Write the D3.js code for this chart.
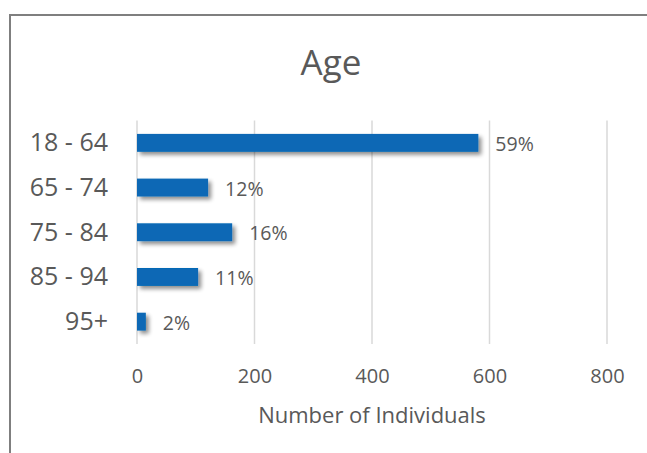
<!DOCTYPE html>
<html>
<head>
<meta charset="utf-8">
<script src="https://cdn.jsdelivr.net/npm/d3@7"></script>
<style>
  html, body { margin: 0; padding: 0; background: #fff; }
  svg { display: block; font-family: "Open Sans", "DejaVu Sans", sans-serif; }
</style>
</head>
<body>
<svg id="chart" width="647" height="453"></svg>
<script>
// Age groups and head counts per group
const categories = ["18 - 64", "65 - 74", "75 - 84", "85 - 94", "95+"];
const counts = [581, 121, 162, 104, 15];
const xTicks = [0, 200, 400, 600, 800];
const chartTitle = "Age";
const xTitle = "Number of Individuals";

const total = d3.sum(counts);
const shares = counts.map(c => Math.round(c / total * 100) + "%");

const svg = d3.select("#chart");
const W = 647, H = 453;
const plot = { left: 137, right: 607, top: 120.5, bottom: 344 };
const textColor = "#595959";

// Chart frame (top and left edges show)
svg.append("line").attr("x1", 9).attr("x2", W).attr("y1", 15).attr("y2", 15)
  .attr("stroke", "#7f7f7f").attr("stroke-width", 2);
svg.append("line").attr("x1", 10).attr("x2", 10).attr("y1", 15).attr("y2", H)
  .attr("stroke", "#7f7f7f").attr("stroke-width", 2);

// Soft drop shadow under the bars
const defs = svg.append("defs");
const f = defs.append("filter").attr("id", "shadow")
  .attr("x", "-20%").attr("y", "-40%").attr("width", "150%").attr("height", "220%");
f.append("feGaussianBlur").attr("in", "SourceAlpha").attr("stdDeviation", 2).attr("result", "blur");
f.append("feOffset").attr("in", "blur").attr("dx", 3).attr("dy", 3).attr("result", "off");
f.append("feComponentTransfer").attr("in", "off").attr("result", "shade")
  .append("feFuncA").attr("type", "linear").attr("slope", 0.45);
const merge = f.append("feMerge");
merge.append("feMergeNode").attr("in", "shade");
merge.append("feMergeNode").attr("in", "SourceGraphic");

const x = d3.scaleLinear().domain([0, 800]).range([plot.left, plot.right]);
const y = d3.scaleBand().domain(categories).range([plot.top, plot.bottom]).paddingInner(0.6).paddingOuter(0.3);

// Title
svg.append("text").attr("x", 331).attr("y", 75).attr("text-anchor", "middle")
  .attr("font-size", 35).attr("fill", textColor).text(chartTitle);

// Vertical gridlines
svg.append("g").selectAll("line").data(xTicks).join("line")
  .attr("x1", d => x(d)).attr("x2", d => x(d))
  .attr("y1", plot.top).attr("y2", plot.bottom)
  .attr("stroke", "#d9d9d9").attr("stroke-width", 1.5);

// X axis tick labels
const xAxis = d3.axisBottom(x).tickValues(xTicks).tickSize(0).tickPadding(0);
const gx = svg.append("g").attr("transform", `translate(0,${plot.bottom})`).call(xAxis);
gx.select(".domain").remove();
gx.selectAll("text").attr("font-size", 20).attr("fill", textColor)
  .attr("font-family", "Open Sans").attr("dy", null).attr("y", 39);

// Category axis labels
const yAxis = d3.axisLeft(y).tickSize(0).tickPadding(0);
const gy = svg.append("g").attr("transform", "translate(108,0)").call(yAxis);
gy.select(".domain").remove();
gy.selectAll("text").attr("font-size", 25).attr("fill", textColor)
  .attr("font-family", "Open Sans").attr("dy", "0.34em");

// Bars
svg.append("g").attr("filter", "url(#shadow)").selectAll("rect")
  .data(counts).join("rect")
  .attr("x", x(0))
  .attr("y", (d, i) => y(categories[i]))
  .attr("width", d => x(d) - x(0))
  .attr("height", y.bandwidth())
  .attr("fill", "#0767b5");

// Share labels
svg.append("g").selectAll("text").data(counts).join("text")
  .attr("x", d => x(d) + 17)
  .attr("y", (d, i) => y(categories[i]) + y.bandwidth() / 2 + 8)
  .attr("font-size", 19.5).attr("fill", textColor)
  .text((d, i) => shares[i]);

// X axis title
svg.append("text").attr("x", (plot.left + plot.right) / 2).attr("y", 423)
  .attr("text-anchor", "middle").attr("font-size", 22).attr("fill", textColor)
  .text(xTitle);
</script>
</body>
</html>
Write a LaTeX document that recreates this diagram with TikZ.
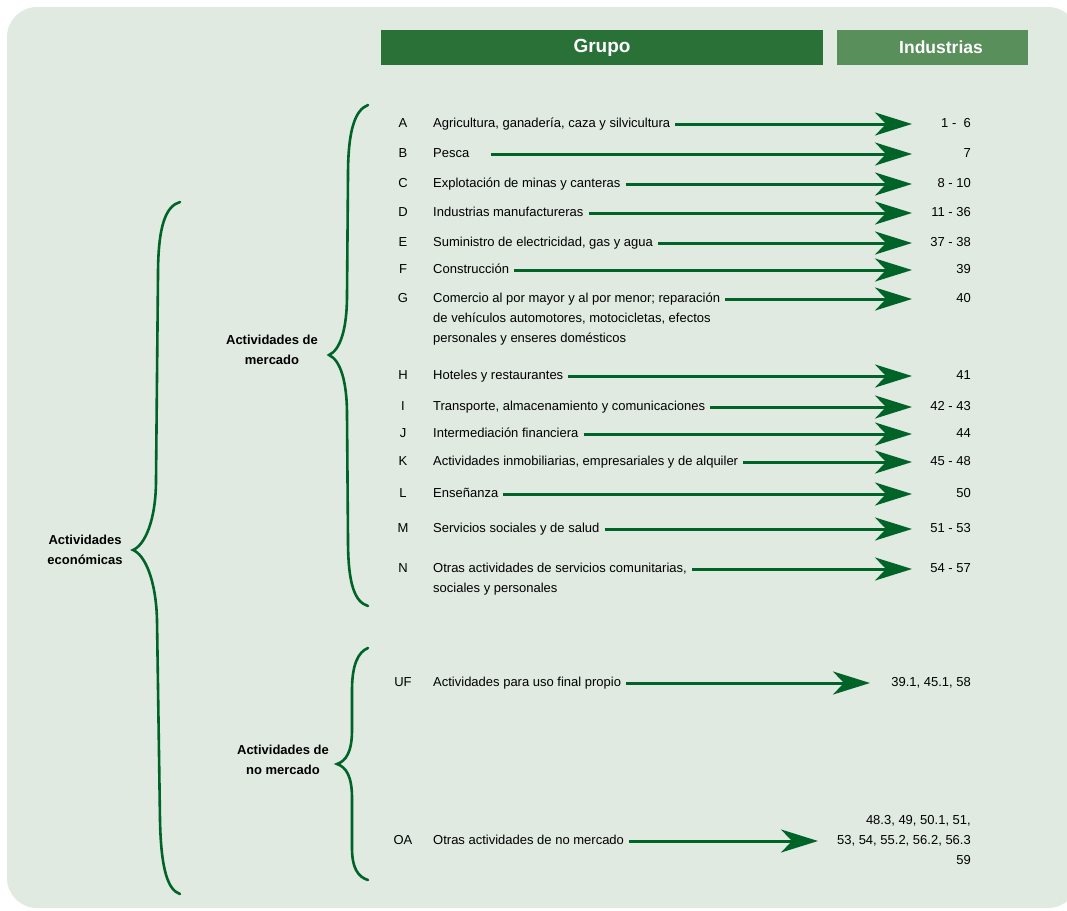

___

» Problem to solve:
Word for word, quote the lines above. Omit the pictures.

» Result of this task:
Write the D3.js code for this chart.
<!DOCTYPE html>
<html>
<head>
<meta charset="utf-8">
<script src="https://cdn.jsdelivr.net/npm/d3@7"></script>
<style>
  html, body { margin: 0; padding: 0; background: #fff; }
  svg { display: block; font-family: "Open Sans", "DejaVu Sans", sans-serif; }
</style>
</head>
<body>
<svg id="chart" width="647" height="453"></svg>
<script>
// Age groups and head counts per group
const categories = ["18 - 64", "65 - 74", "75 - 84", "85 - 94", "95+"];
const counts = [581, 121, 162, 104, 15];
const xTicks = [0, 200, 400, 600, 800];
const chartTitle = "Age";
const xTitle = "Number of Individuals";

const total = d3.sum(counts);
const shares = counts.map(c => Math.round(c / total * 100) + "%");

const svg = d3.select("#chart");
const W = 647, H = 453;
const plot = { left: 137, right: 607, top: 120.5, bottom: 344 };
const textColor = "#595959";

// Chart frame (top and left edges show)
svg.append("line").attr("x1", 9).attr("x2", W).attr("y1", 15).attr("y2", 15)
  .attr("stroke", "#7f7f7f").attr("stroke-width", 2);
svg.append("line").attr("x1", 10).attr("x2", 10).attr("y1", 15).attr("y2", H)
  .attr("stroke", "#7f7f7f").attr("stroke-width", 2);

// Soft drop shadow under the bars
const defs = svg.append("defs");
const f = defs.append("filter").attr("id", "shadow")
  .attr("x", "-20%").attr("y", "-40%").attr("width", "150%").attr("height", "220%");
f.append("feGaussianBlur").attr("in", "SourceAlpha").attr("stdDeviation", 2).attr("result", "blur");
f.append("feOffset").attr("in", "blur").attr("dx", 3).attr("dy", 3).attr("result", "off");
f.append("feComponentTransfer").attr("in", "off").attr("result", "shade")
  .append("feFuncA").attr("type", "linear").attr("slope", 0.45);
const merge = f.append("feMerge");
merge.append("feMergeNode").attr("in", "shade");
merge.append("feMergeNode").attr("in", "SourceGraphic");

const x = d3.scaleLinear().domain([0, 800]).range([plot.left, plot.right]);
const y = d3.scaleBand().domain(categories).range([plot.top, plot.bottom]).paddingInner(0.6).paddingOuter(0.3);

// Title
svg.append("text").attr("x", 331).attr("y", 75).attr("text-anchor", "middle")
  .attr("font-size", 35).attr("fill", textColor).text(chartTitle);

// Vertical gridlines
svg.append("g").selectAll("line").data(xTicks).join("line")
  .attr("x1", d => x(d)).attr("x2", d => x(d))
  .attr("y1", plot.top).attr("y2", plot.bottom)
  .attr("stroke", "#d9d9d9").attr("stroke-width", 1.5);

// X axis tick labels
const xAxis = d3.axisBottom(x).tickValues(xTicks).tickSize(0).tickPadding(0);
const gx = svg.append("g").attr("transform", `translate(0,${plot.bottom})`).call(xAxis);
gx.select(".domain").remove();
gx.selectAll("text").attr("font-size", 20).attr("fill", textColor)
  .attr("font-family", "Open Sans").attr("dy", null).attr("y", 39);

// Category axis labels
const yAxis = d3.axisLeft(y).tickSize(0).tickPadding(0);
const gy = svg.append("g").attr("transform", "translate(108,0)").call(yAxis);
gy.select(".domain").remove();
gy.selectAll("text").attr("font-size", 25).attr("fill", textColor)
  .attr("font-family", "Open Sans").attr("dy", "0.34em");

// Bars
svg.append("g").attr("filter", "url(#shadow)").selectAll("rect")
  .data(counts).join("rect")
  .attr("x", x(0))
  .attr("y", (d, i) => y(categories[i]))
  .attr("width", d => x(d) - x(0))
  .attr("height", y.bandwidth())
  .attr("fill", "#0767b5");

// Share labels
svg.append("g").selectAll("text").data(counts).join("text")
  .attr("x", d => x(d) + 17)
  .attr("y", (d, i) => y(categories[i]) + y.bandwidth() / 2 + 8)
  .attr("font-size", 19.5).attr("fill", textColor)
  .text((d, i) => shares[i]);

// X axis title
svg.append("text").attr("x", (plot.left + plot.right) / 2).attr("y", 423)
  .attr("text-anchor", "middle").attr("font-size", 22).attr("fill", textColor)
  .text(xTitle);
</script>
</body>
</html>
Write a LaTeX document that recreates this diagram with TikZ.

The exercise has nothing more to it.